- _WRITTEN TASK_: Print exactly the lines below between the line containing "Write the Observable" and the line containing "10719, 8603, 7243];", counting both of those lines. Leave pictures out.

....

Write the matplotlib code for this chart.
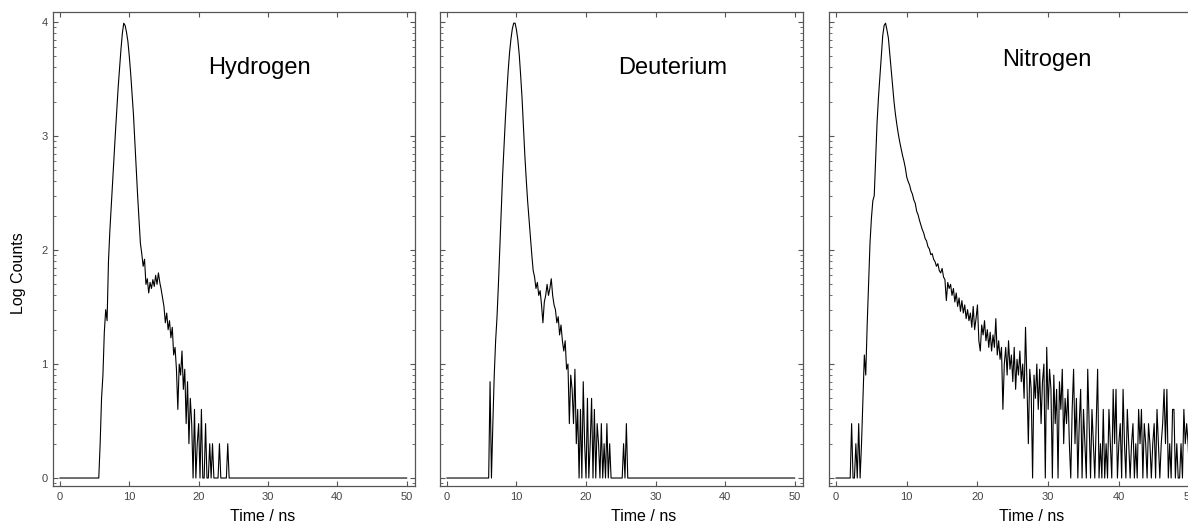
#!/usr/bin/env python3
"""
Fluorescence decay traces (log counts vs time) for three gases, side by side.
Counts are read off the reference picture on a 0.2 ns channel grid.
"""
import numpy as np
import matplotlib
matplotlib.use("Agg")
import matplotlib.pyplot as plt
from matplotlib.ticker import FixedLocator, FuncFormatter, LogLocator, NullFormatter

plt.rcParams.update({
    "font.family": ["Liberation Sans", "DejaVu Sans"],
    "axes.linewidth": 0.9,
    "axes.edgecolor": "#555555",
})

# ── data: counts per 0.2 ns channel, t = 0 .. 50 ns ──────────────────────────
TIME_NS = np.round(np.arange(251) * 0.2, 1)

PANEL_NAMES = ["Hydrogen", "Deuterium", "Nitrogen"]

HYDROGEN_COUNTS = [0] * 29 + [
    2, 5, 8, 19, 30, 24, 80, 148, 245, 407,
    676, 1072, 1700, 2690, 3981, 5754, 7943, 9772, 9333, 8128,
    6761, 5012, 3548, 2344, 1549, 891, 501, 302, 186, 115,
    93, 72, 83, 50, 56, 42, 52, 46, 55, 48,
    60, 50, 63, 52, 45, 38, 32, 23, 28, 20,
    24, 17, 21, 12, 14, 9, 4, 10, 8, 13,
    6, 9, 3, 7, 2, 5, 3, 1, 4, 0,
    2, 3, 0, 4, 1, 0, 3, 0, 0, 2,
    0, 2, 0, 0, 0, 0, 2, 0, 0, 0,
    0, 0, 2,
]

DEUTERIUM_COUNTS = [0] * 31 + [
    7, 0, 3, 8, 16, 26, 50, 105, 224, 447,
    794, 1413, 2344, 3715, 5370, 7079, 8710, 9772, 9772, 8511,
    6918, 5129, 3388, 2138, 1202, 676, 417, 269, 186, 126,
    91, 66, 58, 46, 52, 40, 44, 33, 23, 35,
    40, 50, 40, 46, 56, 40, 33, 30, 23, 26,
    18, 22, 16, 13, 16, 9, 10, 3, 8, 6,
    3, 9, 2, 4, 0, 4, 0, 7, 2, 0,
    5, 0, 2, 5, 0, 4, 0, 3, 2, 0,
    3, 0, 2, 0, 3, 0, 2, 0, 0, 0,
    0, 0, 0, 0, 0, 0, 2, 0, 3,
]

NITROGEN_COUNTS = [0] * 11 + [
    3, 0, 0, 2, 0, 3, 1, 2, 5, 12,
    8, 22, 52, 115, 190, 270, 300, 631, 1318, 2188,
    3311, 5012, 7586, 9333, 9772, 8511, 7244, 5248, 3715, 2692,
    1995, 1549, 1259, 1047, 891, 776, 676, 603, 525, 436,
    398, 372, 331, 309, 275, 257, 219, 204, 182, 166,
    151, 141, 126, 120, 107, 102, 91, 93, 83, 79,
    72, 76, 66, 63, 69, 58, 55, 36, 52, 46,
    50, 40, 46, 35, 42, 32, 38, 29, 36, 28,
    33, 25, 30, 24, 28, 21, 32, 20, 25, 33,
    16, 13, 22, 18, 24, 16, 20, 14, 19, 13,
    18, 14, 25, 12, 16, 11, 14, 4, 10, 14,
    8, 16, 9, 12, 7, 14, 6, 11, 8, 13,
    7, 10, 5, 21, 7, 2, 9, 6, 0, 8,
    5, 10, 4, 9, 3, 7, 10, 0, 14, 4,
    9, 6, 0, 8, 3, 6, 0, 7, 4, 9,
    2, 5, 3, 6, 2, 0, 4, 9, 2, 5,
    0, 3, 6, 1, 4, 2, 0, 9, 3, 0,
    4, 2, 0, 3, 9, 0, 2, 0, 4, 1,
    2, 0, 4, 2, 0, 6, 2, 6, 0, 2,
    3, 0, 6, 2, 0, 4, 2, 0, 2, 3,
    0, 2, 1, 4, 2, 4, 0, 3, 2, 0,
    3, 2, 0, 2, 3, 0, 4, 2, 0, 2,
    3, 6, 2, 6, 0, 2, 0, 4, 4, 0,
    2, 0, 0, 2, 0, 4, 2, 3, 2, 0,
]

ALL_COUNTS = [HYDROGEN_COUNTS, DEUTERIUM_COUNTS, NITROGEN_COUNTS]

# name label placement (time in ns, log counts)
NAME_POS = [(28.7, 3.6), (32.4, 3.6), (29.8, 3.67)]

# ── layout (pixel boxes of the three frames in a 1188 x 524 canvas) ─────────
W, H = 1188, 524
FRAMES = [(53, 415), (440, 803), (829, 1198)]
TOP, BOTTOM = 12, 486
XLABEL_X = [0.58, 0.56, 0.55]


def main():
    fig = plt.figure(figsize=(W / 100, H / 100), dpi=100)

    for k, (x0, x1) in enumerate(FRAMES):
        ax = fig.add_axes([x0 / W, (H - BOTTOM) / H, (x1 - x0) / W, (BOTTOM - TOP) / H])
        counts = np.array(ALL_COUNTS[k] + [0] * (len(TIME_NS) - len(ALL_COUNTS[k])))
        ax.plot(TIME_NS, np.maximum(counts, 1), color="black", linewidth=0.8)

        ax.set_yscale("log")
        ax.set_xlim(-1.0, 51.2)
        ax.set_ylim(10 ** -0.07, 10 ** 4.088)
        ax.set_xticks([0, 10, 20, 30, 40, 50])
        ax.yaxis.set_major_locator(FixedLocator([1, 10, 100, 1000, 10000]))
        ax.yaxis.set_minor_locator(LogLocator(base=10, subs=range(2, 10)))
        ax.yaxis.set_minor_formatter(NullFormatter())
        if k == 0:
            ax.yaxis.set_major_formatter(FuncFormatter(lambda v, p: f"{np.log10(v):.0f}"))
            ax.set_ylabel("Log Counts", fontsize=11.5)
            ax.yaxis.set_label_coords(-0.075, 0.45)
        else:
            ax.yaxis.set_major_formatter(NullFormatter())

        ax.tick_params(which="both", direction="in", top=True, right=True,
                       color="#555555", labelcolor="#444444", labelsize=8, pad=4)
        ax.tick_params(which="major", length=3.5, width=0.8)
        ax.tick_params(which="minor", length=2, width=0.6)

        ax.set_xlabel("Time / ns", fontsize=11.5)
        ax.xaxis.set_label_coords(XLABEL_X[k], -0.048)

        tx, ty = NAME_POS[k]
        ax.text(tx, 10 ** ty, PANEL_NAMES[k], ha="center", va="center", fontsize=17)

    fig.savefig("out.png", dpi=100)
    plt.close(fig)


if __name__ == "__main__":
    main()
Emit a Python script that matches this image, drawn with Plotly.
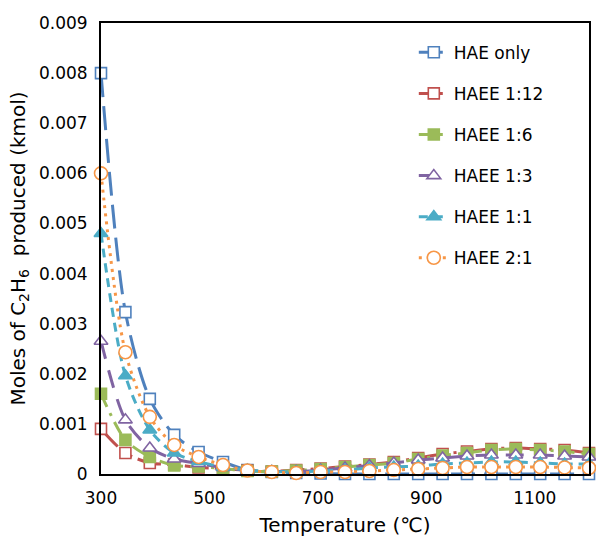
import plotly.graph_objects as go

temps = [300, 345, 390, 435, 480, 525, 570, 615, 660, 705, 750, 795, 840, 885, 930, 975, 1020, 1065, 1110, 1155, 1200]

hae_only = [0.0080, 0.00323, 0.0015, 0.00078, 0.00044, 0.00024, 0.00008, 0.00004, 0.00002, 0.00001, 0.0, 0.0, 0.0, 0.0, 0.0, 0.0, 0.0, 0.0, 0.0, 0.0, 0.0]
haee_1_12 = [0.0009, 0.00042, 0.00022, 0.00019, 0.00013, 0.00011, 0.00007, 0.00005, 0.00008, 0.00011, 0.00015, 0.00019, 0.00024, 0.00032, 0.0004, 0.00045, 0.0005, 0.00052, 0.0005, 0.00048, 0.00042]
haee_1_6 = [0.0016, 0.00068, 0.00034, 0.00017, 0.00015, 0.00011, 0.00006, 0.00005, 0.00007, 0.0001, 0.00014, 0.00018, 0.00022, 0.0003, 0.00037, 0.00042, 0.00048, 0.0005, 0.00048, 0.00045, 0.0004]
haee_1_3 = [0.00265, 0.00108, 0.00052, 0.0003, 0.00021, 0.00013, 0.00007, 0.00005, 0.00005, 0.00008, 0.00012, 0.00017, 0.00022, 0.00028, 0.00032, 0.00036, 0.00038, 0.00038, 0.00038, 0.00036, 0.00034]
haee_1_1 = [0.0048, 0.00196, 0.00088, 0.00042, 0.00025, 0.00014, 0.00008, 0.00005, 0.00004, 0.00006, 0.00008, 0.00012, 0.00014, 0.00016, 0.0002, 0.00022, 0.00024, 0.00024, 0.00022, 0.0002, 0.0002]
haee_2_1 = [0.0060, 0.00243, 0.00114, 0.00058, 0.00034, 0.00018, 0.00007, 0.00004, 0.00002, 0.00004, 0.00004, 0.00006, 0.00008, 0.0001, 0.00012, 0.00014, 0.00014, 0.00014, 0.00014, 0.00013, 0.00012]

names = ["HAE only", "HAEE 1:12", "HAEE 1:6", "HAEE 1:3", "HAEE 1:1", "HAEE 2:1"]
series = [hae_only, haee_1_12, haee_1_6, haee_1_3, haee_1_1, haee_2_1]
colors = ["#4F81BD", "#C0504D", "#9BBB59", "#8064A2", "#4BACC6", "#F79646"]
dashes = ["24px,9px", "24px,6px,3px,6px,3px,6px", "14px,7px,3px,7px", "18px,12px", "9px,6px", "3px,5px"]
symbols = ["square", "square", "square", "triangle-up", "triangle-up", "circle"]
filled = [False, False, True, False, True, False]
sizes = [11, 11, 11, 12, 12, 13]

fig = go.Figure()
for i, (nm, ys) in enumerate(zip(names, series)):
    c = colors[i]
    fig.add_trace(go.Scatter(
        x=temps, y=ys, name=nm, mode="lines+markers",
        legendgroup=nm,
        line=dict(color=c, width=3, dash=dashes[i], shape="spline", smoothing=0.8),
        marker=dict(symbol=symbols[i], size=sizes[i],
                    color=c if filled[i] else "white",
                    line=dict(color=c, width=1.6)),
        cliponaxis=False,
    ))

font_family = "'DejaVu Sans', sans-serif"
fig.update_layout(
    width=596, height=537,
    margin=dict(l=101, r=5, t=23, b=63),
    paper_bgcolor="white", plot_bgcolor="white",
    font=dict(family=font_family, size=17, color="#000000"),
    showlegend=True,
    legend=dict(x=0.641, y=0.974, xanchor="left", yanchor="top",
                traceorder="grouped", tracegroupgap=16,
                bgcolor="rgba(0,0,0,0)", font=dict(size=17)),
    xaxis=dict(range=[300, 1200], tickvals=[300, 500, 700, 900, 1100],
               showgrid=False, zeroline=False, showline=True, mirror=True,
               linecolor="black", linewidth=2, ticks="", ticklabelstandoff=8,
               automargin=False,
               title=dict(text="Temperature (℃)", standoff=14)),
    yaxis=dict(range=[0, 0.009],
               tickvals=[0, 0.001, 0.002, 0.003, 0.004, 0.005, 0.006, 0.007, 0.008, 0.009],
               ticktext=["0", "0.001", "0.002", "0.003", "0.004", "0.005", "0.006", "0.007", "0.008", "0.009"],
               showgrid=False, zeroline=False, showline=True, mirror=True,
               linecolor="black", linewidth=2, ticks="", ticklabelstandoff=8,
               title=dict(text="Moles of C<sub>2</sub>H<sub>6</sub>  produced (kmol)", standoff=8)),
)

fig.write_html("out.html")
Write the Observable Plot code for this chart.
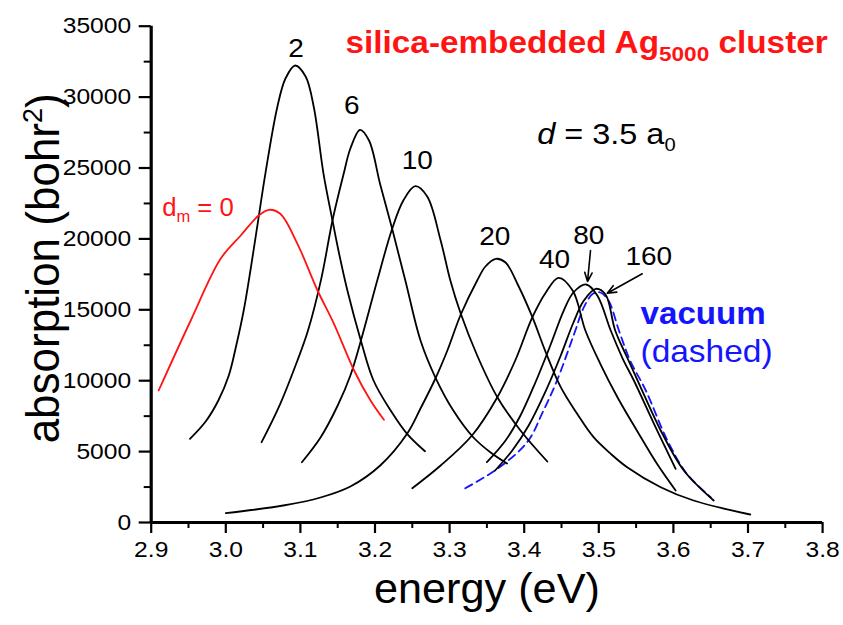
<!DOCTYPE html>
<html>
<head>
<meta charset="utf-8">
<script src="https://cdn.jsdelivr.net/npm/d3@7"></script>
<script src="https://cdn.jsdelivr.net/npm/@observablehq/plot@0.6"></script>
<style>
  html, body { margin: 0; padding: 0; background: #fff; }
  #chart { width: 843px; height: 625px; overflow: hidden; }
</style>
</head>
<body>
<div id="chart"></div>
<script>
// Absorption spectra of a silica-embedded Ag5000 cluster for several d_m values.
const seriesNames = ["0", "2", "6", "10", "20", "40", "80", "160", "vacuum"];

const energy_dm0 = [2.910, 2.953, 2.993, 3.020, 3.044, 3.058, 3.073, 3.096, 3.123, 3.145, 3.172, 3.194, 3.212];
const absorb_dm0 = [9309, 14245, 18596, 20239, 21650, 22051, 21770, 19654, 16361, 14012, 10719, 8603, 7243];

const energy_dm2 = [2.952, 2.973, 2.990, 3.004, 3.014, 3.024, 3.033, 3.042, 3.053, 3.069, 3.080, 3.093, 3.107, 3.118, 3.131, 3.143, 3.151, 3.163, 3.181, 3.198, 3.221, 3.243, 3.267];
const absorb_dm2 = [5903, 7123, 8603, 10366, 12482, 14950, 17771, 20825, 24590, 29287, 31311, 32228, 31452, 29287, 24590, 21297, 19181, 16361, 12835, 10014, 7898, 6255, 5028];

const energy_dm6 = [3.048, 3.073, 3.096, 3.110, 3.128, 3.143, 3.158, 3.167, 3.180, 3.192, 3.207, 3.223, 3.241, 3.261, 3.281, 3.305, 3.332, 3.355, 3.377];
const absorb_dm6 = [5663, 8370, 11424, 13500, 17200, 21297, 24590, 26374, 27693, 26938, 23836, 20712, 16995, 12835, 10225, 7898, 5994, 4936, 4161];

const energy_dm10 = [3.102, 3.127, 3.150, 3.167, 3.183, 3.203, 3.223, 3.238, 3.254, 3.270, 3.288, 3.301, 3.315, 3.337, 3.364, 3.395, 3.431];
const absorb_dm10 = [4252, 5994, 8251, 10366, 13187, 17066, 20712, 22707, 23716, 22989, 19887, 17066, 14718, 11777, 8836, 6488, 4302];

const energy_dm20 = [3.000, 3.077, 3.127, 3.167, 3.207, 3.243, 3.261, 3.281, 3.297, 3.315, 3.337, 3.348, 3.362, 3.375, 3.392, 3.411, 3.429, 3.449, 3.471, 3.493, 3.516, 3.538, 3.583, 3.627, 3.703];
const absorb_dm20 = [656, 1199, 1763, 2539, 4020, 6255, 8039, 10155, 12129, 14668, 17066, 18053, 18596, 18335, 16713, 14478, 11988, 9542, 7664, 6015, 4845, 3900, 2489, 1551, 564];

const energy_dm40 = [3.250, 3.288, 3.330, 3.364, 3.388, 3.411, 3.429, 3.446, 3.465, 3.482, 3.502, 3.525, 3.551, 3.578, 3.603];
const absorb_dm40 = [2419, 4020, 6135, 8836, 11424, 14478, 16220, 17256, 16360, 13540, 11191, 8836, 6488, 4140, 2257];

const energy_dm80 = [3.350, 3.375, 3.395, 3.415, 3.435, 3.453, 3.466, 3.483, 3.498, 3.516, 3.532, 3.547, 3.574, 3.603];
const absorb_dm80 = [4252, 5783, 7546, 9873, 12482, 14950, 16220, 16784, 16008, 13540, 11565, 10014, 6960, 3787];

const energy_dm160 = [3.361, 3.384, 3.406, 3.428, 3.449, 3.466, 3.480, 3.496, 3.509, 3.522, 3.538, 3.556, 3.583, 3.614, 3.654];
const absorb_dm160 = [3667, 5077, 6840, 9168, 11777, 14104, 15655, 16481, 16079, 13540, 11636, 9542, 6488, 3667, 1551];

const energy_vac = [3.321, 3.364, 3.404, 3.425, 3.444, 3.467, 3.480, 3.492, 3.502, 3.513, 3.527, 3.542, 3.563, 3.592, 3.618, 3.650];
const absorb_vac = [2419, 3787, 5663, 7800, 10014, 13307, 15183, 16128, 16220, 15655, 13540, 11424, 9309, 5783, 3434, 1784];

// Axis ticks
const xMajor = [2.9, 3.0, 3.1, 3.2, 3.3, 3.4, 3.5, 3.6, 3.7, 3.8];
const xMinor = [2.95, 3.05, 3.15, 3.25, 3.35, 3.45, 3.55, 3.65, 3.75];
const yMajor = [0, 5000, 10000, 15000, 20000, 25000, 30000, 35000];
const yMinor = [2500, 7500, 12500, 17500, 22500, 27500, 32500];

const energies = [energy_dm0, energy_dm2, energy_dm6, energy_dm10, energy_dm20, energy_dm40, energy_dm80, energy_dm160, energy_vac];
const absorbs = [absorb_dm0, absorb_dm2, absorb_dm6, absorb_dm10, absorb_dm20, absorb_dm40, absorb_dm80, absorb_dm160, absorb_vac];

const rows = [];
seriesNames.forEach((name, k) => {
  energies[k].forEach((e, i) => rows.push({series: name, energy: e, absorption: absorbs[k][i]}));
});

const RED = "#ff1414";
const BLUE = "#1414ff";
const FONT = "'Liberation Sans', Arial, Helvetica, sans-serif";

function note(text, e, a, opts = {}) {
  return Plot.text([text], {x: () => e, y: () => a, text: d => d, ...opts});
}

const plot = Plot.plot({
  width: 843,
  height: 625,
  marginLeft: 150.7,
  marginRight: 20.9,
  marginTop: 25.7,
  marginBottom: 103,
  style: {fontFamily: FONT, background: "white", color: "black", overflow: "visible"},
  x: {domain: [2.9, 3.8]},
  y: {domain: [0, 35000]},
  marks: [
    // minor and major ticks
    Plot.axisX(xMinor, {anchor: "bottom", tickSize: 6, tickFormat: () => "", label: null, strokeWidth: 2}),
    Plot.axisX(xMajor, {anchor: "bottom", tickSize: 11, tickPadding: 8, tickFormat: d => d.toFixed(1), fontSize: 22, label: null, strokeWidth: 2.2}),
    Plot.axisY(yMinor, {anchor: "left", tickSize: 7, tickFormat: () => "", label: null, strokeWidth: 2}),
    Plot.axisY(yMajor, {anchor: "left", tickSize: 12, tickPadding: 8, tickFormat: d => String(d), fontSize: 22, label: null, strokeWidth: 2.2}),
    // axis lines
    Plot.ruleY([0], {strokeWidth: 3.2}),
    Plot.ruleX([2.9], {strokeWidth: 3.2}),
    // axis titles
    Plot.text(["absorption (bohr2)"], {frameAnchor: "left", textAnchor: "middle", rotate: -90, dx: -107, dy: -6, fontSize: 44, text: d => d}),
    Plot.text(["energy (eV)"], {frameAnchor: "bottom", dy: 80, fontSize: 42, text: d => d}),
    // spectra
    Plot.line(rows.filter(d => d.series === "vacuum"), {x: "energy", y: "absorption", stroke: BLUE, strokeWidth: 1.8, strokeDasharray: "8,5", curve: "catmull-rom"}),
    Plot.line(rows.filter(d => d.series !== "0" && d.series !== "vacuum"), {x: "energy", y: "absorption", z: "series", stroke: "black", strokeWidth: 1.8, curve: "catmull-rom"}),
    Plot.line(rows.filter(d => d.series === "0"), {x: "energy", y: "absorption", stroke: RED, strokeWidth: 1.8, curve: "catmull-rom"}),
    // curve labels
    note("2", 3.094, 33400, {fontSize: 25}),
    note("6", 3.169, 29400, {fontSize: 25}),
    note("10", 3.2566, 25528, {fontSize: 25}),
    note("20", 3.3606, 20120, {fontSize: 25}),
    note("40", 3.4406, 18547, {fontSize: 25}),
    note("80", 3.4866, 20239, {fontSize: 25}),
    note("160", 3.567, 18709, {fontSize: 25}),
    Plot.arrow([0], {x1: () => 3.4889, y1: () => 19181, x2: () => 3.4849, y2: () => 16995, stroke: "black", strokeWidth: 1.6, headLength: 9, headAngle: 45}),
    Plot.arrow([0], {x1: () => 3.5582, y1: () => 17538, x2: () => 3.5113, y2: () => 16170, stroke: "black", strokeWidth: 1.6, headLength: 9, headAngle: 45}),
    // annotations
    note("dm = 0", 2.9147, 22214, {fontSize: 25, textAnchor: "start", fill: RED}),
    note("silica-embedded Ag5000 cluster", 3.1605, 33843, {fontSize: 31, fontWeight: "bold", textAnchor: "start", fill: RED}),
    note("d = 3.5 a0", 3.4174, 27341, {fontSize: 29, textAnchor: "start"}),
    note("vacuum", 3.5559, 14711, {fontSize: 31, fontWeight: "bold", textAnchor: "start", fill: BLUE}),
    note("(dashed)", 3.5559, 12010, {fontSize: 31, textAnchor: "start", fill: BLUE})
  ]
});

// Sub- and superscripts inside the annotation texts
function rich(svg, plain, parts) {
  d3.select(svg).selectAll("text")
    .filter(function () { return this.textContent === plain; })
    .each(function () {
      const t = d3.select(this).text(null);
      let shift = 0;
      for (const p of parts) {
        const s = t.append("tspan").text(p.text);
        const want = p.shift || 0;
        if (want !== shift) { s.attr("dy", want - shift); shift = want; }
        if (p.size) s.attr("font-size", p.size);
        if (p.italic) s.attr("font-style", "italic");
      }
    });
}

rich(plot, "silica-embedded Ag5000 cluster", [
  {text: "silica-embedded Ag"},
  {text: "5000", shift: 8, size: 21},
  {text: " cluster"}
]);
rich(plot, "d = 3.5 a0", [
  {text: "d", italic: true},
  {text: " = 3.5 a"},
  {text: "0", shift: 7, size: 18}
]);
rich(plot, "dm = 0", [
  {text: "d"},
  {text: "m", shift: 7, size: 16},
  {text: " = 0"}
]);
rich(plot, "absorption (bohr2)", [
  {text: "absorption (bohr"},
  {text: "2", shift: -16, size: 27},
  {text: ")"}
]);

// Slightly wide lettering: stretch each text along its own baseline
function stretch(el, s) {
  const tr = el.getAttribute("transform") || "";
  if (/rotate/.test(tr)) el.setAttribute("transform", tr + ` scale(1,${s})`);
  else if (tr) el.setAttribute("transform", tr + ` scale(${s},1)`);
  else {
    const x = +el.getAttribute("x") || 0, y = +el.getAttribute("y") || 0;
    el.removeAttribute("x"); el.removeAttribute("y");
    el.setAttribute("transform", `translate(${x},${y}) scale(${s},1)`);
  }
}
const widen = {
  "silica-embedded Ag5000 cluster": 1.075,
  "d = 3.5 a0": 1.12,
  "vacuum": 1.07,
  "(dashed)": 1.08,
  "dm = 0": 1.03,
  "energy (eV)": 1.03,
  "absorption (bohr2)": 1.05
};
d3.select(plot).selectAll("text").each(function () {
  const c = this.textContent;
  if (/^[\d.]+$/.test(c)) stretch(this, 1.12);
  else if (widen[c]) stretch(this, widen[c]);
});

document.getElementById("chart").appendChild(plot);
</script>
</body>
</html>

....

- _ANSWER TO THE PROBLEM_:
Write the Observable Plot code for this chart.
<!DOCTYPE html>
<html>
<head>
<meta charset="utf-8">
<script src="https://cdn.jsdelivr.net/npm/d3@7"></script>
<script src="https://cdn.jsdelivr.net/npm/@observablehq/plot@0.6"></script>
<style>
  html, body { margin: 0; padding: 0; background: #fff; }
  #chart { width: 843px; height: 625px; overflow: hidden; }
</style>
</head>
<body>
<div id="chart"></div>
<script>
// Absorption spectra of a silica-embedded Ag5000 cluster for several d_m values.
const seriesNames = ["0", "2", "6", "10", "20", "40", "80", "160", "vacuum"];

const energy_dm0 = [2.910, 2.953, 2.993, 3.020, 3.044, 3.058, 3.073, 3.096, 3.123, 3.145, 3.172, 3.194, 3.212];
const absorb_dm0 = [9309, 14245, 18596, 20239, 21650, 22051, 21770, 19654, 16361, 14012, 10719, 8603, 7243];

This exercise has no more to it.